When you're putting together your content campaign strategy, you know you're going to be including key ideas about your company. But what is going to make that information stand out? What about your offer is significant, noteworthy and memorable?
Check out our five tips to help make your content messages great:
Know Your Target Audience
Is the content meaningful to this group?
Easy to read and scan what you are looking for in the document is important to the reader.
Does it address the specific challenges and pain points of the buyer?
Know Your Competition
What does your competition send out? Find out! Make sure you feature your points of difference. Those key core competencies that set you apart and above your competition are important to your audience. What is that one single statement that will single you out amongst the competition?
Include a Call to Action
You've probably put your website on your documents, but what about Facebook, Twitter, LinkedIn, or other social outlets your company participates in? Give your prospect many ways to reach out to you, visit you, and be informed by you.

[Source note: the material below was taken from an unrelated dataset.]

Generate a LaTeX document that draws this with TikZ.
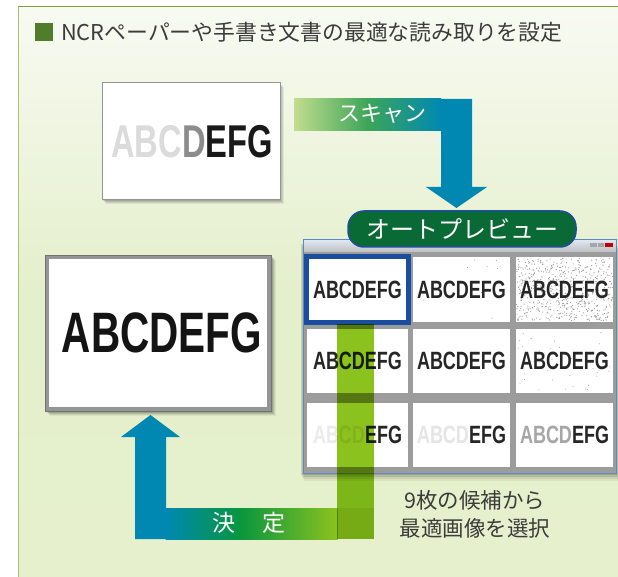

Make sure you have clearly identified the action goal for your reader. Exactly what do you hope to get from the buyer? Make it easy for them to do so.
Consistency
Everything should "flow." Your photos, your fonts, your coloring, your story. Between each different item you add to your campaigns, a constant thread of consistency needs to remain. Even though each piece might be explaining a different facet of your business, they all need to tie in together to show one cohesive company.
Proof, Proof, Proof
Reviewing your copy is one of the most critical things you can do and is critical to successful communication. If numbers get transposed in a phone number, how will the prospect call you? And how many times have you seen spelling and grammar errors show up in newspapers and flyers you receive? It reflects poorly on the company. Either they didn't care to take the time to check their work, or they thought it was okay to send out as is. And that tells a potential client that you are sub-par. Have several of your staff proof your documents. The more sets of eyes you can have on a document, the better that document will be.